**Directions**
Copy each line in which the string "this" occurs.
━━ Provided records ━━
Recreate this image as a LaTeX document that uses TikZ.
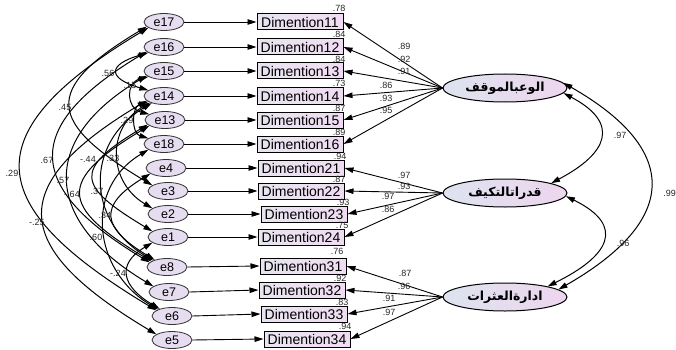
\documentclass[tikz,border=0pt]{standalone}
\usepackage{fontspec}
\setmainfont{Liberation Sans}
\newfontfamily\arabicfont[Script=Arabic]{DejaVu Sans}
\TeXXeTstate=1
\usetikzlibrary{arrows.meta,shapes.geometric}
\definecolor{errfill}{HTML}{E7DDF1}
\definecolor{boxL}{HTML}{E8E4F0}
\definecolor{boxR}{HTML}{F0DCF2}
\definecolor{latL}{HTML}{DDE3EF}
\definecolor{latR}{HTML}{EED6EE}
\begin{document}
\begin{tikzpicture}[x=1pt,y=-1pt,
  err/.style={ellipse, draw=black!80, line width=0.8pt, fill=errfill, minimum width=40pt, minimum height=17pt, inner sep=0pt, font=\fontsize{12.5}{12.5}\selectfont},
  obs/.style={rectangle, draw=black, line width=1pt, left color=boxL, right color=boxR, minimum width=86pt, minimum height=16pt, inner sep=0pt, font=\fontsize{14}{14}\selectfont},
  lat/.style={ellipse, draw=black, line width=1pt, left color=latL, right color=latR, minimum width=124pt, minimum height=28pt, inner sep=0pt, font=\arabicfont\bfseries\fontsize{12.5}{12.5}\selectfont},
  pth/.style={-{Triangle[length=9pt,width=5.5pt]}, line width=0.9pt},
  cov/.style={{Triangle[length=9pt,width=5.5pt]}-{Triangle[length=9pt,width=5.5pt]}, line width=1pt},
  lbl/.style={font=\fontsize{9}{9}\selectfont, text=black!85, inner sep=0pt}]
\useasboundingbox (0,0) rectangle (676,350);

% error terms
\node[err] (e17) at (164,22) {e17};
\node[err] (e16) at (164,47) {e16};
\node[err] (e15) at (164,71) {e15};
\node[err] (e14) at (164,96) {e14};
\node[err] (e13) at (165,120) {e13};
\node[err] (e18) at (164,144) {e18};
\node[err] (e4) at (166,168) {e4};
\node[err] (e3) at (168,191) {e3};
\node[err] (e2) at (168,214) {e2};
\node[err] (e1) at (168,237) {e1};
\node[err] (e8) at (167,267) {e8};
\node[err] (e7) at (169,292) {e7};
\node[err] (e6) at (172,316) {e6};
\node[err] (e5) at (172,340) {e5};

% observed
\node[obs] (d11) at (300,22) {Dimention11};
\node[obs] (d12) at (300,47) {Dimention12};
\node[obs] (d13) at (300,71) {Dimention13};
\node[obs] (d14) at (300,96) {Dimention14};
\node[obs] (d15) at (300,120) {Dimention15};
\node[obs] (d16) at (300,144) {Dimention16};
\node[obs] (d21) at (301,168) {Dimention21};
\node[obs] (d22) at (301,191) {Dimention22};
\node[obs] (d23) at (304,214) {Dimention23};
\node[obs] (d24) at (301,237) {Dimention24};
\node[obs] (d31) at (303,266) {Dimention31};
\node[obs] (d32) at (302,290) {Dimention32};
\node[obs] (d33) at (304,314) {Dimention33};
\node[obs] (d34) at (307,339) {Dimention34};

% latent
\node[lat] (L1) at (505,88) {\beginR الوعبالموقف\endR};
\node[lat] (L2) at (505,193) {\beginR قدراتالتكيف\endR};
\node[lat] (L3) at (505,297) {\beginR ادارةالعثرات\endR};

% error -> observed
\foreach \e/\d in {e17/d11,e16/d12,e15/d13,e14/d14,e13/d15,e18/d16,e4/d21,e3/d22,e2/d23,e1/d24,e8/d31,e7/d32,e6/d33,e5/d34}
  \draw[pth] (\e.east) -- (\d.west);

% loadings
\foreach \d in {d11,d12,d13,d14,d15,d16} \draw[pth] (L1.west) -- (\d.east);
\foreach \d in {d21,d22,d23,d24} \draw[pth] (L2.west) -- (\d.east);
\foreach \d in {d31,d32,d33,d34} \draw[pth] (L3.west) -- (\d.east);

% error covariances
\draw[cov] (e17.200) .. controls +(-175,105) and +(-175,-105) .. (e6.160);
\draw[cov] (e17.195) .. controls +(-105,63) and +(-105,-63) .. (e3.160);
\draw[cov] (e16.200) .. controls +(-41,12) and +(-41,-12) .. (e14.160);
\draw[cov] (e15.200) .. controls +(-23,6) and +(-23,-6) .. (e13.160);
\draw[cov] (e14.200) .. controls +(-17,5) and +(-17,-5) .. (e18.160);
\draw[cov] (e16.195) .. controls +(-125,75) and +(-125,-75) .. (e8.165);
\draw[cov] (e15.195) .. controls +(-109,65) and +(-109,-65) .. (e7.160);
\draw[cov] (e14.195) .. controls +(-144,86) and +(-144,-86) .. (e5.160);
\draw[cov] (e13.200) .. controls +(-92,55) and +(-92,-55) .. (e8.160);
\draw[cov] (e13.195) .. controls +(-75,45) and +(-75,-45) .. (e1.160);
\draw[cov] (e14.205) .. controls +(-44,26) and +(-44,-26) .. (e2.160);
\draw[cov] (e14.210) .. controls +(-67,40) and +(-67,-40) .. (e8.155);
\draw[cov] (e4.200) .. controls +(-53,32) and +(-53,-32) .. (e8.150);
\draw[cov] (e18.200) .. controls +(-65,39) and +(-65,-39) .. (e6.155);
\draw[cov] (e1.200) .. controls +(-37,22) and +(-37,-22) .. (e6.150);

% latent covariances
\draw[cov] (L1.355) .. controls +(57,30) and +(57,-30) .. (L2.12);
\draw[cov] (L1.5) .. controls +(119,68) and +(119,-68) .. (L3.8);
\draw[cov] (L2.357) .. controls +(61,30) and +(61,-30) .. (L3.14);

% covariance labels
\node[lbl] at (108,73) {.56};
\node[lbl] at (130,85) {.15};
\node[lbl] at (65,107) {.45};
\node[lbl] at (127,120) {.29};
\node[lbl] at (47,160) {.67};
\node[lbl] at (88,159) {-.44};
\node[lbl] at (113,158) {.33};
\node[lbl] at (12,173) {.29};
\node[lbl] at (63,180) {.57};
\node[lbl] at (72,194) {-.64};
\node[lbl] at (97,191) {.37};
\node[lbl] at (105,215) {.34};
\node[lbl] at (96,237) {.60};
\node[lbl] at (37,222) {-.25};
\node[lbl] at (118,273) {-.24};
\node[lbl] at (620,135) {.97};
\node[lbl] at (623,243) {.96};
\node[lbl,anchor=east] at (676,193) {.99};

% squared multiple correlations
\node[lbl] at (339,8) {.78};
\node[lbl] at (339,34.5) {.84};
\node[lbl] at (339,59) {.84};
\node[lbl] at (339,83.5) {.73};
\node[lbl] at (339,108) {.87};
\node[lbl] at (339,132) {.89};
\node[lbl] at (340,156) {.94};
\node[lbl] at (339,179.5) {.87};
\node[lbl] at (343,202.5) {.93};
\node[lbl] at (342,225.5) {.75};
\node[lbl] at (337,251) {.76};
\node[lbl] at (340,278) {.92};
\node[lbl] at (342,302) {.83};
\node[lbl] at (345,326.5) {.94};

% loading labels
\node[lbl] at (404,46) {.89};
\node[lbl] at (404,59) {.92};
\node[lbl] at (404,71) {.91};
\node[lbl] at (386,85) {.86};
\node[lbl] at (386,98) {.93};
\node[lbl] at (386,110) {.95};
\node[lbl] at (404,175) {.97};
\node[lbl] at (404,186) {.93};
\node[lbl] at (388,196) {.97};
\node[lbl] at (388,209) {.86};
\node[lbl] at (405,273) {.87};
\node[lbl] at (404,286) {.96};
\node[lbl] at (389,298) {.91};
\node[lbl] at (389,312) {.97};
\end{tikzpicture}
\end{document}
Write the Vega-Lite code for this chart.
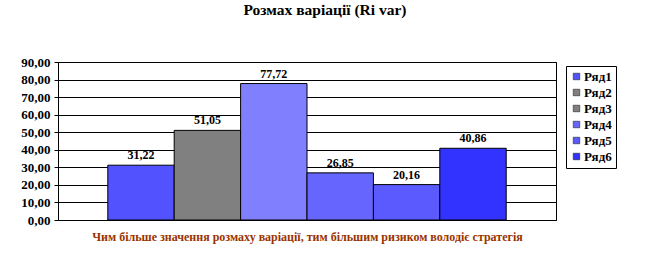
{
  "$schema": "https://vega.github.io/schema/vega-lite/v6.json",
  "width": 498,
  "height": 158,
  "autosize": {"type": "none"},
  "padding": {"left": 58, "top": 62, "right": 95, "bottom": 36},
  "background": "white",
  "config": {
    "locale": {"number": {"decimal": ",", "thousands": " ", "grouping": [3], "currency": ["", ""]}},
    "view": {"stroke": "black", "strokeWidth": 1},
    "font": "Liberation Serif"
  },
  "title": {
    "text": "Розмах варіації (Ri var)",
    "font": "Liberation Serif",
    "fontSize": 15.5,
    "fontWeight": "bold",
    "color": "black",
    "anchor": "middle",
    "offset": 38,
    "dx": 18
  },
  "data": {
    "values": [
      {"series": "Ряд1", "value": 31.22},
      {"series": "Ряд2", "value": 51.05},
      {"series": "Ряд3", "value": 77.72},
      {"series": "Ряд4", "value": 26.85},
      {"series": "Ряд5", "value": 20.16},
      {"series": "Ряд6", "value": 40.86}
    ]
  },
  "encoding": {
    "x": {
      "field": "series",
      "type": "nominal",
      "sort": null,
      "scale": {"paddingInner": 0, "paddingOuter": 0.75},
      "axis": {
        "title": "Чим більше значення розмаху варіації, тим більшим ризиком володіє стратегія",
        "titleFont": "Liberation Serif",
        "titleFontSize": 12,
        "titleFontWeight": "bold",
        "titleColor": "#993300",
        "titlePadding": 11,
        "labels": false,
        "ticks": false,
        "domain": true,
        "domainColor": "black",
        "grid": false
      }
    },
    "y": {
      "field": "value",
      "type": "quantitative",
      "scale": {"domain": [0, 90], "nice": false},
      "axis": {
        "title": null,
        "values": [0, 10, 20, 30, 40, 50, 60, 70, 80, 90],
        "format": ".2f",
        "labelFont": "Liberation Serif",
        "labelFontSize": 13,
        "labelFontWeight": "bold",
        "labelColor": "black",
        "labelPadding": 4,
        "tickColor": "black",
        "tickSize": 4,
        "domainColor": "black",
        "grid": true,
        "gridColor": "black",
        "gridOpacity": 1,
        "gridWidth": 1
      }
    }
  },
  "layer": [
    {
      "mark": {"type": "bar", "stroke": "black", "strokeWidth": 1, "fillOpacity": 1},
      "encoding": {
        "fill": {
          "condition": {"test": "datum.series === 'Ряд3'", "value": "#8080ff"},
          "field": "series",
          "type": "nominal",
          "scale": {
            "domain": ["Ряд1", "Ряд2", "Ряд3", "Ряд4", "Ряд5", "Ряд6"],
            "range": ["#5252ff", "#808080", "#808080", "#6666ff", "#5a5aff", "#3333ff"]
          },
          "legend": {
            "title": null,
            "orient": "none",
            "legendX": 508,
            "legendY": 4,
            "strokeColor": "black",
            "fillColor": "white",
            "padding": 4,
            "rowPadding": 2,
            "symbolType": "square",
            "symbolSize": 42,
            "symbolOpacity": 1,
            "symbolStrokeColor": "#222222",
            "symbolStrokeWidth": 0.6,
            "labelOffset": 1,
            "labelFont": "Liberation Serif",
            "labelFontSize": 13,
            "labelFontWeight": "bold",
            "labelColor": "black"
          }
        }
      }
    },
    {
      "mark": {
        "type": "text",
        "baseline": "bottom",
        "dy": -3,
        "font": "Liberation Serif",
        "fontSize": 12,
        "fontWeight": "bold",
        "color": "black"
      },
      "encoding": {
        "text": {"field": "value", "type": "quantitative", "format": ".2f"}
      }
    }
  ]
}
━━━
**Result of the exercise**
Recreate this image as a LaTeX document that uses TikZ.
Write the Vega-Lite code for this chart.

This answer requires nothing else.